Compartilhar via


Creating Custom Dictionaries for special terms to be indexed 'as-is' in SQL Server 2008 Full-Text Indexes

 

Did You Know?:   That SQL Server 2008 provides the ability to create a Custom Dictionary of special terms to be indexed 'as-is' (i.e: 'AT&T') into the FTIndex?... 

 

Many times you find yourself in a situation where you would like to index a given word/term ‘as-is’ in your Full-Text Index. However, due the specific tokenization behavior from a given WB, it gets splitted in several individual terms. This might cause at query time recall issues.

 

For instance, your data contains the following term “ISBN-7”. Internally, most (if not all) WBs will tokenize this as ‘ISBN’ and ‘7’ separately.

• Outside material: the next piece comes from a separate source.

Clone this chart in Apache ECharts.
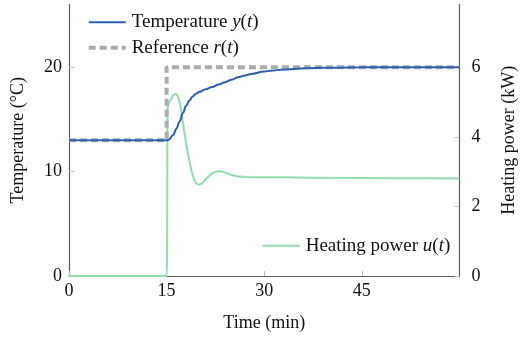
<!DOCTYPE html>
<html>
<head>
<meta charset="utf-8">
<script src="https://cdn.jsdelivr.net/npm/echarts@6/dist/echarts.min.js"></script>
<style>
  html, body { margin: 0; padding: 0; background: #fff; }
  #chart { width: 527px; height: 337px; }
</style>
</head>
<body>
<div id="chart"></div>
<script>
// time axis in minutes
var tempTime = [0, 15, 15.3, 16, 16.5, 17, 17.5, 18, 18.5, 19, 19.5, 20, 21, 22, 23, 24, 25, 26, 27, 28, 30, 31, 33, 35, 38, 40, 45, 50, 55, 60];
var tempValues = [13, 13, 13.02, 13.5, 14.1, 14.8, 15.6, 16.3, 16.8, 17.2, 17.45, 17.62, 17.88, 18.1, 18.33, 18.56, 18.8, 19.03, 19.2, 19.35, 19.58, 19.66, 19.77, 19.85, 19.92, 19.95, 19.99, 20, 20, 20];

var refTime = [0, 15, 15, 60];
var refValues = [13, 13, 20, 20];

var powerTime = [0, 15, 15.15, 15.3, 15.6, 16, 16.4, 16.8, 17.2, 17.6, 18, 18.5, 19, 19.5, 20, 20.5, 21, 22, 23, 24, 25, 26, 27, 28, 30, 35, 40, 50, 60];
var powerValues = [0, 0, 4.8, 4.95, 5.05, 5.18, 5.23, 5.12, 4.8, 4.3, 3.8, 3.3, 2.9, 2.68, 2.63, 2.67, 2.78, 2.95, 3.01, 2.97, 2.9, 2.86, 2.85, 2.84, 2.84, 2.83, 2.82, 2.81, 2.8];

function pairs(xs, ys) {
    return xs.map(function (x, i) { return [x, ys[i]]; });
}

var font = 'Liberation Serif';
var axisColor = '#5a5a5a';
var tickColor = '#c0c0c0';
var rich = {
    n: { fontFamily: font, fontSize: 19, color: '#111' },
    i: { fontFamily: font, fontSize: 19, fontStyle: 'italic', color: '#111' }
};
var labels = {
    'Temperature': '{n|Temperature }{i|y}{n|(}{i|t}{n|)}',
    'Reference': '{n|Reference }{i|r}{n|(}{i|t}{n|)}',
    'Heating power': '{n|Heating power }{i|u}{n|(}{i|t}{n|)}'
};

var myChart = echarts.init(document.getElementById('chart'));
var option = {
    animation: false,
    grid: { left: 69, right: 67.6, top: 4.5, bottom: 60.3 },
    legend: [
        {
            data: [
                { name: 'Temperature', lineStyle: { width: 2 } },
                { name: 'Reference', lineStyle: { width: 4, type: [7, 4] } }
            ],
            orient: 'vertical',
            left: 86.7, top: 12.3,
            padding: 0,
            itemWidth: 37, itemHeight: 14, itemGap: 5.4,
            itemStyle: { opacity: 0 },
            formatter: function (name) { return labels[name]; },
            textStyle: { rich: rich, lineHeight: 20, padding: [0, 0, 0, 1] }
        },
        {
            data: [{ name: 'Heating power', lineStyle: { width: 2 } }],
            left: 261.7, top: 235.7,
            padding: 0,
            itemWidth: 37, itemHeight: 14,
            itemStyle: { opacity: 0 },
            formatter: function (name) { return labels[name]; },
            textStyle: { rich: rich, lineHeight: 20, padding: [0, 0, 0, 1] }
        }
    ],
    xAxis: {
        type: 'value',
        min: 0, max: 60, interval: 15,
        name: 'Time (min)',
        nameLocation: 'middle',
        nameGap: 38,
        nameTextStyle: { fontFamily: font, fontSize: 18, color: '#111' },
        splitLine: { show: false },
        axisLine: { lineStyle: { color: axisColor, width: 1.2 } },
        axisTick: { inside: true, length: 5, lineStyle: { color: tickColor } },
        axisLabel: { showMaxLabel: false, margin: 6, fontFamily: font, fontSize: 18, color: '#111' }
    },
    yAxis: [
        {
            type: 'value',
            min: 0, max: 26, interval: 10,
            name: 'Temperature (°C)',
            nameLocation: 'middle',
            nameGap: 42,
            nameTextStyle: { fontFamily: font, fontSize: 18, color: '#111' },
            splitLine: { show: false },
            axisLine: { show: true, lineStyle: { color: axisColor, width: 1.2 } },
            axisTick: { inside: true, length: 5, lineStyle: { color: tickColor } },
            axisLabel: { showMaxLabel: false, margin: 7, fontFamily: font, fontSize: 18, color: '#111' }
        },
        {
            type: 'value',
            position: 'right',
            min: 0, max: 7.8, interval: 2,
            name: 'Heating power (kW)',
            nameLocation: 'middle',
            nameGap: 41,
            nameTextStyle: { fontFamily: font, fontSize: 18, color: '#111' },
            splitLine: { show: false },
            axisLine: { show: true, lineStyle: { color: axisColor, width: 1.2 } },
            axisTick: { inside: true, length: 5, lineStyle: { color: tickColor } },
            axisLabel: { showMaxLabel: false, margin: 12, fontFamily: font, fontSize: 18, color: '#111' }
        }
    ],
    series: [
        {
            name: 'Heating power',
            type: 'line',
            yAxisIndex: 1,
            symbol: 'none',
            smooth: 0.3,
            data: pairs(powerTime, powerValues),
            lineStyle: { color: '#92dcae', width: 2 },
            itemStyle: { color: '#92dcae' }
        },
        {
            name: 'Reference',
            type: 'line',
            symbol: 'none',
            data: pairs(refTime, refValues),
            lineStyle: { color: '#ababab', width: 4, type: [7, 4] },
            itemStyle: { color: '#ababab' }
        },
        {
            name: 'Temperature',
            type: 'line',
            symbol: 'none',
            smooth: 0.4,
            smoothMonotone: 'x',
            data: pairs(tempTime, tempValues),
            lineStyle: { color: '#2c5fb0', width: 2 },
            itemStyle: { color: '#2c5fb0' }
        }
    ]
};
myChart.setOption(option);
</script>
</body>
</html>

These two terms are going to be persisted in the FTIndex instead of the single and original “ISBN-7”. Note that because ‘7’ might be a default noise word for most languages (single digit numbers typically are considered as noise words), what happens is that the FTIndex will only index the term ‘ISBN’.

Later, at query time when you search for ‘ISBN-7’ using any of our available predicates (i.e: CONTAINS) or tvfs (i.e:CONTAINSTABLE), the same process will occur and the query will be internally translated to a query for ‘ISBN’ only. You will then receive all rows/documents containing ‘ISBN’, not only the one you cared about initially: ‘ISBN-7’.

 

By disabling STOPLIST for a given FTIndex, you are going to solve the missing results part of the problem, but you are going to have larger FTIndexes leading to performance implications and still not solving the problem of false positives, as you will still find documents containing 'ISBN' and '7' somewhere in the corpus of the document, but not necessarily together (next to each other) as you wanted originally.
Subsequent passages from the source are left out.